In the following material, identify every line holding the string "this" and return it.

>> start

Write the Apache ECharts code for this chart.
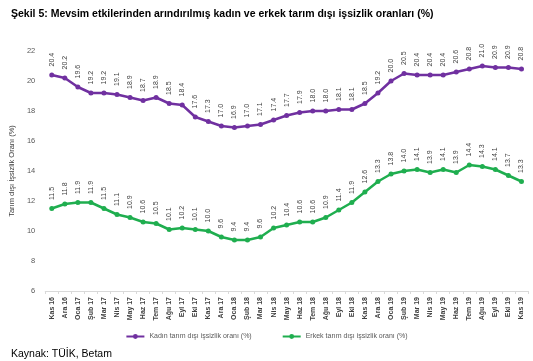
<!DOCTYPE html>
<html><head><meta charset="utf-8">
<script src="https://cdn.jsdelivr.net/npm/echarts@6/dist/echarts.min.js"></script>
<style>html,body{margin:0;padding:0;background:#fff}#c{width:533px;height:361px}</style>
</head><body><div id="c"></div>
<script>
var categories = ['Kas 16','Ara 16','Oca 17','Şub 17','Mar 17','Nis 17','May 17','Haz 17','Tem 17','Ağu 17','Eyl 17','Eki 17','Kas 17','Ara 17','Oca 18','Şub 18','Mar 18','Nis 18','May 18','Haz 18','Tem 18','Ağu 18','Eyl 18','Eki 18','Kas 18','Ara 18','Oca 19','Şub 19','Mar 19','Nis 19','May 19','Haz 19','Tem 19','Ağu 19','Eyl 19','Eki 19','Kas 19'];
var kadin = [20.4,20.2,19.6,19.2,19.2,19.1,18.9,18.7,18.9,18.5,18.4,17.6,17.3,17.0,16.9,17.0,17.1,17.4,17.7,17.9,18.0,18.0,18.1,18.1,18.5,19.2,20.0,20.5,20.4,20.4,20.4,20.6,20.8,21.0,20.9,20.9,20.8];
var erkek = [11.5,11.8,11.9,11.9,11.5,11.1,10.9,10.6,10.5,10.1,10.2,10.1,10.0,9.6,9.4,9.4,9.6,10.2,10.4,10.6,10.6,10.9,11.4,11.9,12.6,13.3,13.8,14.0,14.1,13.9,14.1,13.9,14.4,14.3,14.1,13.7,13.3];
var seriesNames = ['Kadın tarım dışı işsizlik oranı (%)','Erkek tarım dışı işsizlik oranı (%)'];
var yTicks = {min: 6, max: 22, interval: 2};

var chart = echarts.init(document.getElementById('c'));
var lbl = {show: true, position: 'top', rotate: 90, align: 'left', verticalAlign: 'middle', distance: 6,
  fontSize: 7, color: '#404040', fontFamily: 'Liberation Sans', formatter: function(p){return p.value.toFixed(1);}};
chart.setOption({
  animation: false,
  title: [
    {text: 'Şekil 5: Mevsim etkilerinden arındırılmış kadın ve erkek tarım dışı işsizlik oranları (%)', left: 6, top: 4,
     textStyle: {fontSize: 10.5, fontWeight: 'bold', color: '#000', fontFamily: 'Liberation Sans'}},
    {text: 'Kaynak: TÜİK, Betam', left: 6, top: 344, textStyle: {fontSize: 10.5, fontWeight: 'normal', color: '#000', fontFamily: 'Liberation Sans'}}
  ],
  grid: {left: 40, right: 5, top: 51, bottom: 70},
  legend: {bottom: 16, left: 'center', itemWidth: 18, itemHeight: 6, itemGap: 30,
    textStyle: {fontSize: 7, color: '#595959', fontFamily: 'Liberation Sans'},
    data: seriesNames},
  xAxis: {type: 'category', data: categories, boundaryGap: true,
    axisLine: {lineStyle: {color: '#d9d9d9'}},
    axisTick: {show: true, lineStyle: {color: '#d9d9d9'}, length: 3},
    axisLabel: {rotate: 90, interval: 0, fontSize: 7, fontWeight: 'bold', color: '#404040', fontFamily: 'Liberation Sans', margin: 6}},
  yAxis: {type: 'value', min: yTicks.min, max: yTicks.max, interval: yTicks.interval,
    name: 'Tarım dışı İşsizlik Oranı (%)', nameLocation: 'middle', nameGap: 16,
    nameTextStyle: {fontSize: 7.5, color: '#404040', fontFamily: 'Liberation Sans'},
    axisLine: {show: false}, axisTick: {show: false}, splitLine: {show: false},
    axisLabel: {fontSize: 7.5, color: '#595959', fontFamily: 'Liberation Sans', margin: 10}},
  series: [
    {name: seriesNames[0], type: 'line', data: kadin, symbol: 'circle', symbolSize: 5,
     itemStyle: {color: '#7030a0'}, lineStyle: {width: 2.5, color: '#7030a0'}, label: lbl},
    {name: seriesNames[1], type: 'line', data: erkek, symbol: 'circle', symbolSize: 5,
     itemStyle: {color: '#1fae4f'}, lineStyle: {width: 2.5, color: '#1fae4f'}, label: lbl}
  ]
});
</script></body></html>
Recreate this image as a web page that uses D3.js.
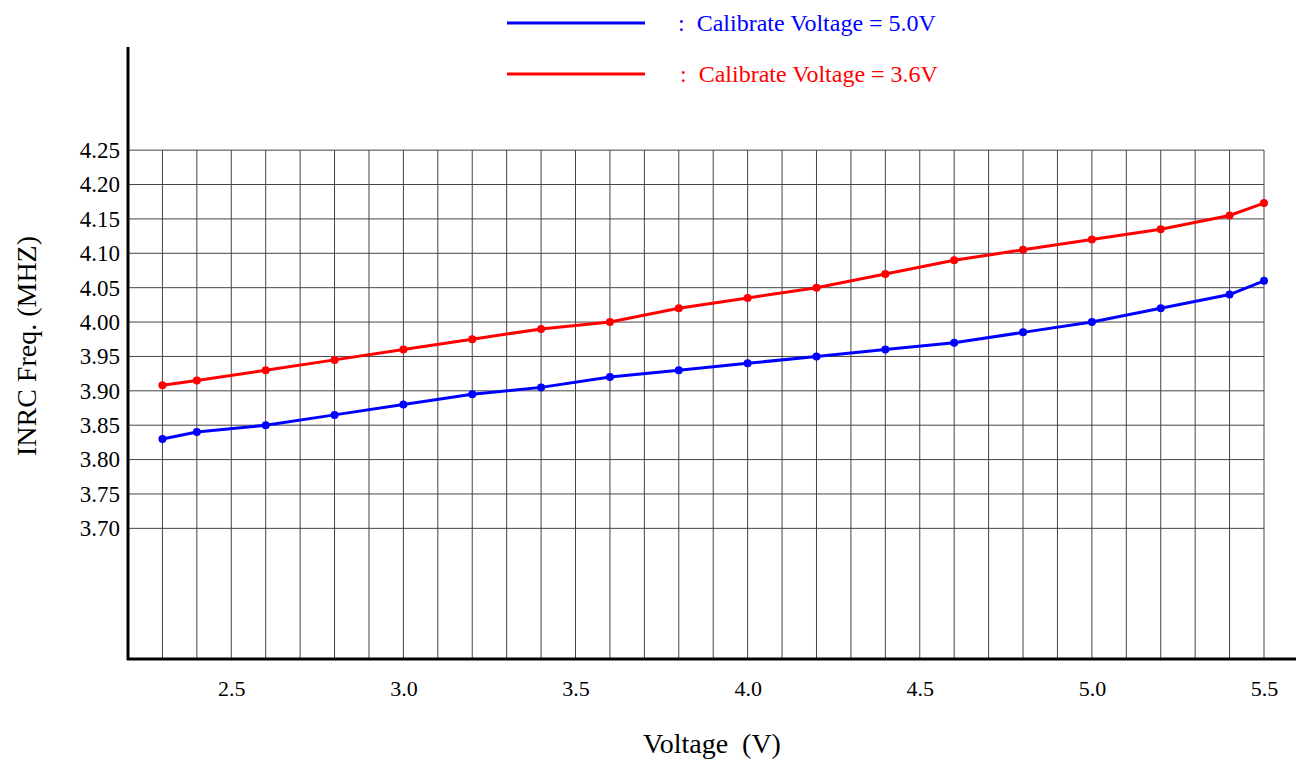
<!DOCTYPE html>
<html>
<head>
<meta charset="utf-8">
<script src="https://cdn.jsdelivr.net/npm/d3@7"></script>
<style>
  body { margin: 0; background: #fff; }
  svg { display: block; font-family: "Liberation Serif", "DejaVu Serif", serif; }
</style>
</head>
<body>
<svg id="chart" width="1296" height="763"></svg>
<script>
// data
var voltages = [2.3, 2.4, 2.6, 2.8, 3.0, 3.2, 3.4, 3.6, 3.8, 4.0, 4.2, 4.4, 4.6, 4.8, 5.0, 5.2, 5.4, 5.5]
var freq50 = [3.83, 3.84, 3.85, 3.865, 3.88, 3.895, 3.905, 3.92, 3.93, 3.94, 3.95, 3.96, 3.97, 3.985, 4.00, 4.02, 4.04, 4.06]
var freq36 = [3.908, 3.915, 3.93, 3.945, 3.96, 3.975, 3.99, 4.00, 4.02, 4.035, 4.05, 4.07, 4.09, 4.105, 4.12, 4.135, 4.155, 4.173]
var xTicks = [2.5, 3.0, 3.5, 4.0, 4.5, 5.0, 5.5]
var yTicks = [4.25, 4.20, 4.15, 4.10, 4.05, 4.00, 3.95, 3.90, 3.85, 3.80, 3.75, 3.70]
var xGrid = d3.range(23, 56).map(function(d) { return d / 10 })
var seriesNames = [':  Calibrate Voltage = 5.0V', ':  Calibrate Voltage = 3.6V']
var seriesColors = ['#0000ff', '#ff0000']

var svg = d3.select('#chart')

var x = d3.scaleLinear().domain([2.2, 5.5]).range([128, 1264])
var y = d3.scaleLinear().domain([3.51, 4.40]).range([659, 47])

// grid
var grid = svg.append('g')
grid.selectAll('.vg')
    .data(xGrid)
    .enter()
    .append('line')
    .attr('x1', function(d) { return x(d) })
    .attr('x2', function(d) { return x(d) })
    .attr('y1', y(4.25))
    .attr('y2', y(3.51))
    .attr('stroke', '#444')
    .attr('stroke-width', 1)

grid.selectAll('.hg')
    .data(yTicks)
    .enter()
    .append('line')
    .attr('x1', x(2.2))
    .attr('x2', x(5.5))
    .attr('y1', function(d) { return y(d) })
    .attr('y2', function(d) { return y(d) })
    .attr('stroke', '#444')
    .attr('stroke-width', 1)

// axes
var xAxis = d3.axisBottom(x).tickValues(xTicks).tickSize(0).tickPadding(21)
    .tickFormat(d3.format('.1f'))
var gx = svg.append('g').attr('transform', 'translate(0,659)').call(xAxis)
gx.select('.domain').remove()
gx.selectAll('text').attr('font-size', 22).attr('font-family', '"Liberation Serif", serif').attr('fill', '#000')

var yAxis = d3.axisLeft(y).tickValues(yTicks).tickSize(0).tickPadding(8)
    .tickFormat(d3.format('.2f'))
var gy = svg.append('g').attr('transform', 'translate(128,0)').call(yAxis)
gy.select('.domain').remove()
gy.selectAll('text').attr('font-size', 23).attr('font-family', '"Liberation Serif", serif').attr('fill', '#000')

svg.append('line')
    .attr('x1', 128).attr('x2', 128)
    .attr('y1', 47).attr('y2', 660)
    .attr('stroke', '#000').attr('stroke-width', 3)
svg.append('line')
    .attr('x1', 127).attr('x2', 1296)
    .attr('y1', 659).attr('y2', 659)
    .attr('stroke', '#000').attr('stroke-width', 3)

// axis titles
svg.append('text')
    .attr('x', 712).attr('y', 753)
    .attr('text-anchor', 'middle')
    .attr('font-size', 28)
    .style('white-space', 'pre')
    .text('Voltage  (V)')

svg.append('text')
    .attr('transform', 'translate(36,346) rotate(-90)')
    .attr('text-anchor', 'middle')
    .attr('font-size', 28)
    .text('INRC Freq. (MHZ)')

// series
var series = [freq50, freq36]
var line = d3.line()
    .x(function(d) { return x(d[0]) })
    .y(function(d) { return y(d[1]) })

series.forEach(function(vals, i) {
    var pts = voltages.map(function(v, j) { return [v, vals[j]] })
    svg.append('path')
        .datum(pts)
        .attr('d', line)
        .attr('fill', 'none')
        .attr('stroke', seriesColors[i])
        .attr('stroke-width', 3)
    svg.append('g').selectAll('circle')
        .data(pts)
        .enter()
        .append('circle')
        .attr('cx', function(d) { return x(d[0]) })
        .attr('cy', function(d) { return y(d[1]) })
        .attr('r', 4)
        .attr('fill', seriesColors[i])
})

// legend
var legendY = [23, 74]
seriesNames.forEach(function(name, i) {
    svg.append('line')
        .attr('x1', 507).attr('x2', 645)
        .attr('y1', legendY[i]).attr('y2', legendY[i])
        .attr('stroke', seriesColors[i])
        .attr('stroke-width', 3)
    svg.append('text')
        .attr('x', 678 + i * 2)
        .attr('y', legendY[i] + 8)
        .attr('font-size', 24)
        .attr('fill', seriesColors[i])
        .style('white-space', 'pre')
        .text(name)
})
</script>
</body>
</html>
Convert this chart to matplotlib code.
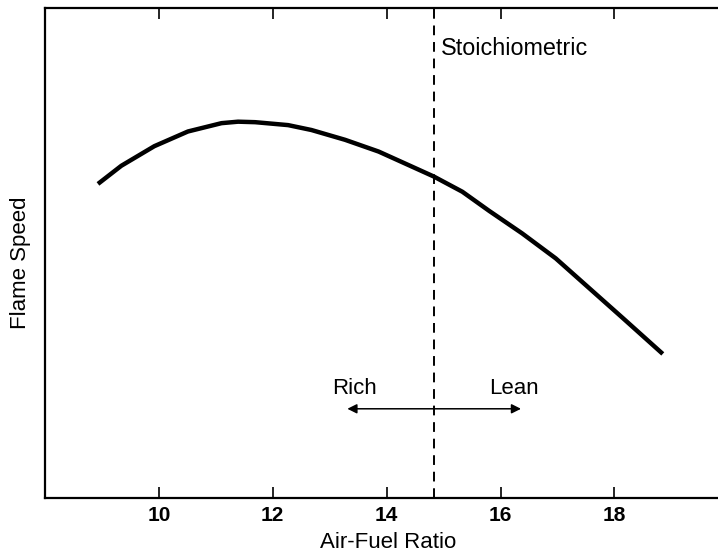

>> end

- _FINISHED TASK_
Write the Apache ECharts code for this chart.
Recreate this image as a web page that uses D3.js.
Convert this chart to matplotlib code.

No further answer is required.